[Code that draws figures]
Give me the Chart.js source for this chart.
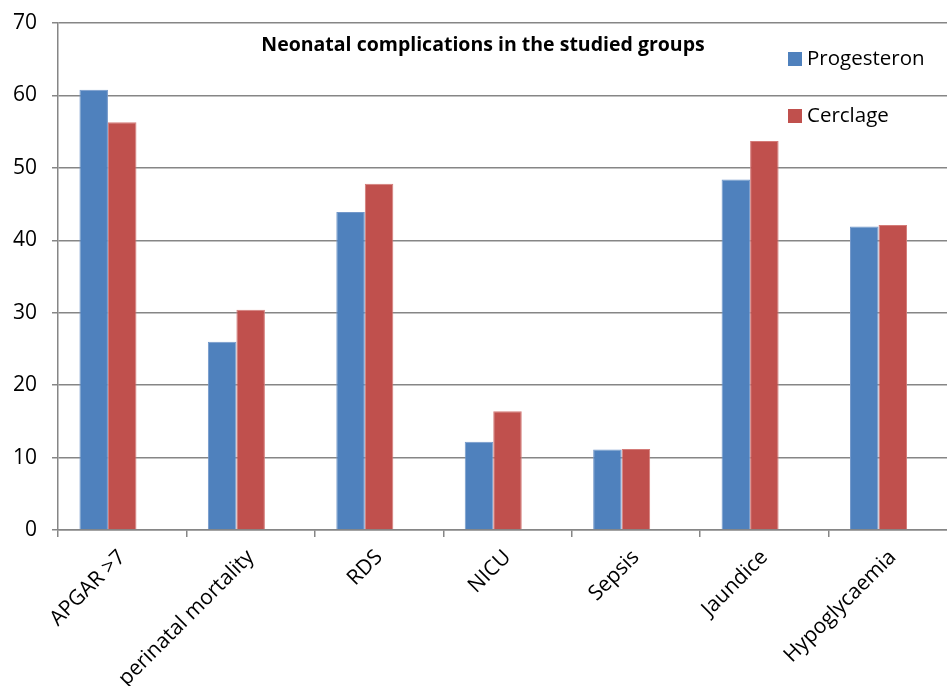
<!DOCTYPE html>
<html>
<head>
<meta charset="utf-8">
<script src="https://cdn.jsdelivr.net/npm/chart.js@4.4.1/dist/chart.umd.min.js"></script>
<style>
  html, body { margin: 0; padding: 0; background: #fff; overflow: hidden; }
  #frame { width: 947px; height: 686px; overflow: hidden; position: relative; }
  #box { width: 957px; height: 686px; position: absolute; left: 0; top: 0; }
</style>
</head>
<body>
<div id="frame"><div id="box"><canvas id="myChart"></canvas></div></div>
<script>
const categories = ["APGAR >7", "perinatal mortality", "RDS", "NICU", "Sepsis", "Jaundice", "Hypoglycaemia"];
const progesteron = [60.8, 26.0, 43.9, 12.2, 11.1, 48.4, 41.9];
const cerclage = [56.3, 30.4, 47.8, 16.4, 11.2, 53.7, 42.1];
// excel left an empty third series slot, so bars sit left of the tick centre
const emptySeries = categories.map(() => null);
const yTicks = [0, 10, 20, 30, 40, 50, 60, 70];

const chartTitle = "Neonatal complications in the studied groups";

Chart.defaults.font.family = "'Open Sans', sans-serif";
Chart.defaults.color = "#000";

// title + legend sit inside the plot area in the original
const insideLabels = {
  id: "insideLabels",
  afterDraw(chart) {
    const ctx = chart.ctx;
    ctx.save();
    ctx.fillStyle = "#000";
    ctx.font = "bold 19.5px 'Open Sans', sans-serif";
    ctx.textAlign = "center";
    ctx.textBaseline = "middle";
    ctx.fillText(chartTitle, 483, 45);

    ctx.font = "20.5px 'Open Sans', sans-serif";
    ctx.textAlign = "left";
    chart.data.datasets.slice(0, 2).forEach((ds, i) => {
      const y = 59 + i * 57;
      ctx.fillStyle = ds.backgroundColor;
      ctx.fillRect(788, y - 7, 14, 14);
      ctx.fillStyle = "#000";
      ctx.fillText(ds.label, 807, y);
    });
    ctx.restore();
  }
};

const data = {
  labels: categories,
  datasets: [
    {
      label: "Progesteron",
      data: progesteron,
      backgroundColor: "#4F81BD",
      borderColor: "#7398CA",
      borderWidth: 1,
    },
    {
      label: "Cerclage",
      data: cerclage,
      backgroundColor: "#C0504D",
      borderColor: "#D47B78",
      borderWidth: 1,
    },
    {
      label: "",
      data: emptySeries,
      backgroundColor: "transparent",
    },
  ],
};

const config = {
  type: "bar",
  data: data,
  plugins: [insideLabels],
  options: {
    responsive: true,
    maintainAspectRatio: false,
    animation: false,
    layout: { padding: { top: 23, right: 0, left: 0, bottom: 0 } },
    datasets: {
      bar: { categoryPercentage: 0.666, barPercentage: 1.0 },
    },
    plugins: {
      legend: { display: false },
      title: { display: false },
      tooltip: { enabled: false },
    },
    scales: {
      x: {
        afterFit: (scale) => { scale.height = 156; },
        grid: {
          display: true,
          offset: true,
          drawOnChartArea: false,
          tickLength: 7,
          color: "#868686",
          lineWidth: 1.5,
        },
        border: { color: "#868686", width: 1.5 },
        ticks: {
          autoSkip: false,
          minRotation: 45,
          maxRotation: 45,
          padding: 8,
          font: { size: 21 },
        },
      },
      y: {
        min: 0,
        max: 70,
        afterFit: (scale) => {
          scale.width = 58;
          scale.paddingTop = 0;
          scale.paddingBottom = 0;
        },
        afterBuildTicks: (scale) => {
          scale.ticks = yTicks.map((v) => ({ value: v }));
        },
        grid: {
          color: "#868686",
          lineWidth: 1.5,
          tickLength: 6,
        },
        border: { color: "#868686", width: 1.5 },
        ticks: {
          stepSize: 10,
          padding: 15,
          font: { size: 21 },
        },
      },
    },
  },
};

var myChart = new Chart(document.getElementById("myChart"), config);
</script>
</body>
</html>
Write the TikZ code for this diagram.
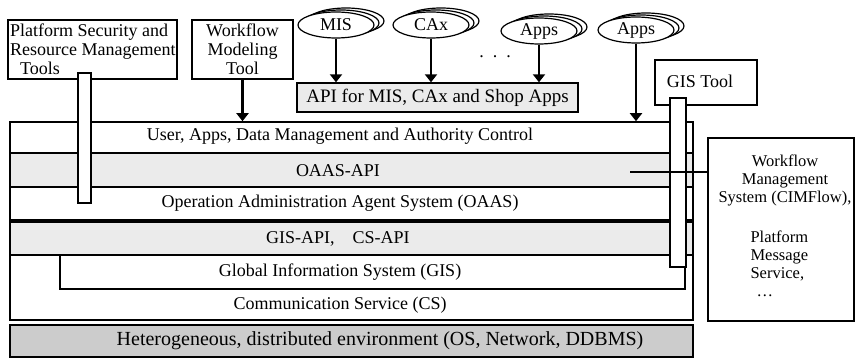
\documentclass[tikz,border=0pt]{standalone}
\usepackage{fontspec}
\setmainfont{Liberation Serif}
\usetikzlibrary{shapes.geometric,arrows.meta}

\begin{document}
\begin{tikzpicture}[x=1pt,y=-1pt,
    every node/.style={font=\fontsize{18}{19}\selectfont},
    tool/.style={draw,line width=1.4pt,fill=white,inner sep=0pt},
    layer/.style={draw,line width=1.6pt,fill=white,inner sep=0pt,minimum width=683pt},
    grain/.style={fill=gray!16},
    stem/.style={draw,line width=1.2pt,fill=white,inner sep=0pt},
    app/.style={ellipse,draw,line width=1.2pt,fill=white,inner sep=0pt,
      minimum width=76pt,minimum height=26pt},
    feed/.style={line width=2.6pt,-{Triangle[width=12pt,length=8pt]}}]
  \useasboundingbox (0,0) rectangle (856,358);
  % tools and applications on top
  \node[tool,minimum width=169pt,minimum height=59pt] (sec) at (92.5,49.5) {};
  \node[anchor=west,align=left,inner sep=0pt] (sectxt) at (10,49.5)
    {Platform Security and\\Resource Management\\\hspace*{10pt}Tools};
  \node[tool,minimum width=101pt,minimum height=59pt,align=center] (wfm)
    at (242.5,49.5) {Workflow\\Modeling\\Tool};
  \foreach \n/\t/\x/\y in {mis/MIS/336/25, cax/CAx/431/25, appa/Apps/539/31, appb/Apps/636/30}{
    \node[app] at (\x+10,\y-4) {};
    \node[app] at (\x+5,\y-2) {};
    \node[app] (\n) at (\x,\y) {\t};
  }
  \node (dots) at (495,57) {.\enspace.\enspace.};
  \node[tool,grain,minimum width=281pt,minimum height=29pt,
    font=\fontsize{19}{20}\selectfont] (api) at (437.5,97.5) {API for MIS, CAx and Shop Apps};
  \node[tool,minimum width=102pt,minimum height=45pt] (gistool) at (706,82.5) {};
  \node (gistxt) at (700,81) {GIS Tool};
  % platform layers
  \node[layer,minimum height=31pt] (uac) at (351.5,137.5) {};
  \node (uactxt) at (340,136) {User, Apps, Data Management and Authority Control};
  \node[layer,grain,minimum height=34pt] (oaasapi) at (351.5,170) {};
  \node (oaasapitxt) at (338,171) {OAAS-API};
  \node[layer,minimum height=33pt] (oaas) at (351.5,203.5) {};
  \node (oaastxt) at (340,203) {Operation Administration Agent System (OAAS)};
  \node[layer,minimum height=98pt] (cs) at (351.5,271) {};
  \node[layer,grain,minimum height=33pt] (gisapi) at (351.5,238.5) {};
  \node (gisapitxt) at (338,238.5) {GIS-API,\quad CS-API};
  \node[layer,minimum width=625pt,minimum height=34pt] (gis) at (372.5,272) {};
  \node (gistxt2) at (340,272) {Global Information System (GIS)};
  \node (cstxt) at (340,305) {Communication Service (CS)};
  \node[layer,fill=gray!40,minimum height=32pt] (het) at (351.5,341) {};
  \node[font=\fontsize{20}{21}\selectfont] (hettxt) at (380,341)
    {Heterogeneous, distributed environment (OS, Network, DDBMS)};
  % tool stems
  \node[stem,minimum width=13pt,minimum height=130pt] (secstem) at (84.5,138) {};
  \node[stem,minimum width=16pt,minimum height=169pt] (gisstem) at (678,182.5) {};
  % arrows
  \draw[feed] (wfm.south) -- (wfm.south |- uac.north);
  \draw[feed] (mis.south) -- (mis.south |- api.north);
  \draw[feed] (cax.south) -- (cax.south |- api.north);
  \draw[feed] (appa.south) -- (appa.south |- api.north);
  \draw[feed] (appb.south) -- (appb.south |- uac.north);
  % workflow management
  \node[tool,minimum width=146pt,minimum height=183pt] (cimflow) at (781,229.5) {};
  \node[align=center,font=\fontsize{16.5}{18}\selectfont] (cimtxt) at (785,180)
    {Workflow\\Management\\System (CIMFlow),};
  \node[align=left,anchor=west,font=\fontsize{16.5}{18}\selectfont] (msgtxt) at (747,264)
    {Platform\\Message\\Service,\\\hspace*{6pt}\dots};
  \coordinate (tap) at (630,172);
  \draw[line width=1.3pt] (tap) -- (tap -| cimflow.west);
\end{tikzpicture}
\end{document}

» Problem statement
Say how many lines have the string "this" in them, offering no words beyond the number.

» Response
2